A Real-World Example: Mapping Emotion to Visuals #
Let's walk through a concrete example. Say you're creating a 7-minute video titled "Why Most AI Video Channels Fail (And How to Fix Yours)."
Your script breaks down like this:
- Hook (0:00-0:45) — Tension. Visual direction: Dark backgrounds, abandoned or empty YouTube studio, red warning tones. Ken Burns: slow zoom in on an empty chair.
- The Problem (0:45-2:30) — Tension/Discovery. Visual direction: Split screens showing "bad" examples, cluttered visuals, inconsistent branding. Color palette stays dark but introduces hints of amber/warning tones.
- The Root Cause (2:30-4:00) — Discovery. Visual direction: Light starts breaking through. Magnifying glass over video analytics. Clean diagrams. The palette shifts from dark to neutral midtones.
- The Fix (4:00-6:00) — Energy/Authority. Visual direction: Clean, organized workspace. Professional video setup. Bright, confident color palette. Ken Burns: steady, forward-moving pans.
- The Result (6:00-7:00) — Resolution/Hope. Visual direction: Sunrise landscape. Growing subscriber count (stylized, not literal). Warm golden tones. Ken Burns: slow zoom out to reveal a wide, optimistic vista.
Notice how the visuals tell the same story as the script without repeating it. The words explain what went wrong and how to fix it. The visuals make you feel the journey from struggle to success. That's the difference between a video that informs and a video that connects.
How to Build This Skill Over Time #
Matching visuals to emotional tone is a skill that improves with practice. Here's how to accelerate your development:
- Study films you love. Turn off the sound and watch how scenes use color, composition, and camera movement to convey emotion. Then turn the sound back on and notice how the visual and audio layers reinforce each other.
- Review your own videos critically. After publishing, watch your video with fresh eyes and note where the visuals and script feel aligned vs. where they clash.

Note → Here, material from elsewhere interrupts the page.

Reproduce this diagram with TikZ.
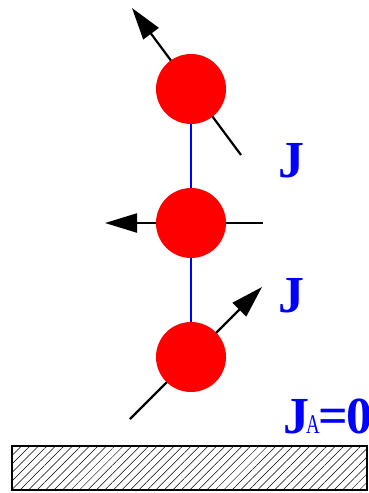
\documentclass[tikz,border=0pt]{standalone}
\usepackage{fontspec}
\setmainfont{Liberation Serif}
\usetikzlibrary{arrows.meta,patterns.meta}
\definecolor{spinred}{HTML}{FF0000}
\definecolor{bondblue}{HTML}{0000FF}

\begin{document}
\begin{tikzpicture}[x=1pt,y=-1pt,
  spin/.style={circle,fill=spinred,minimum size=70pt,inner sep=0pt},
  moment/.style={line width=2.2pt,-{Triangle[length=32pt,width=19pt]}},
  bond/.style={bondblue,line width=1.4pt},
  coupling/.style={text=bondblue,inner sep=0pt,font=\fontsize{52}{58}\selectfont\bfseries}]
  \useasboundingbox (0,0) rectangle (369,493);
  % substrate
  \draw[line width=1.5pt,pattern={Lines[angle=45,distance=6pt,line width=0.5pt]}]
    (12,446) rectangle (367,490);
  % moments, drawn below the spheres
  \coordinate (top tail) at (241,155);
  \coordinate (top tip) at (132,8);
  \coordinate (mid tail) at (263,223);
  \coordinate (mid tip) at (105,223);
  \coordinate (bot tail) at (130,419);
  \coordinate (bot tip) at (262,287);
  \draw[moment] (top tail) -- (top tip);
  \draw[moment] (mid tail) -- (mid tip);
  \draw[moment] (bot tail) -- (bot tip);
  % spheres
  \node[spin] (s1) at (191,89) {};
  \node[spin] (s2) at (191,223) {};
  \node[spin] (s3) at (191,357) {};
  \draw[bond] (s1) -- (s2);
  \draw[bond] (s2) -- (s3);
  % couplings
  \node[coupling,anchor=base] (j1) at (291,177) {J};
  \node[coupling,anchor=base] (j2) at (291,312) {J};
  \node[coupling,anchor=base west] (ja) at (283,433)
    {J\kern-3pt\scalebox{0.7}[1]{\fontsize{27}{30}\selectfont\mdseries A}\kern-1pt=\kern-2pt0};
\end{tikzpicture}
\end{document}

- Keep a visual mood reference. Save screenshots from videos, films, or photos that capture specific emotional tones. Build a personal library of "this is what tension looks like" and "this is what hope looks like."
- Watch your retention analytics. Drop-off points in your AI-generated videos often correlate with visual-script misalignment. When viewers leave, ask yourself: did the visuals match the script's emotional tone at that moment?
Putting It All Together #
The difference between an AI video that feels amateur and one that feels professional almost always comes down to intentionality. Amateur creators generate visuals and hope they work. Professional creators design the emotional experience first, then use visuals to deliver it.
Here's the complete workflow:
- Write your script with the emotional arc in mind
- Map each section to an emotional tone (tension, discovery, resolution, energy, calm)
- Translate each tone into visual language (colors, compositions, subjects)
- Choose a visual style baseline that matches your dominant content emotion
- Add scene direction notes to your script
- Generate visuals and review each scene against your emotional map
- Match transitions and Ken Burns effects to the emotional flow
- Regenerate any scenes that feel emotionally wrong
It takes an extra 15-20 minutes per video. But the result is content that doesn't just inform viewers. It moves them. And on YouTube, that emotional connection is what turns a viewer into a subscriber.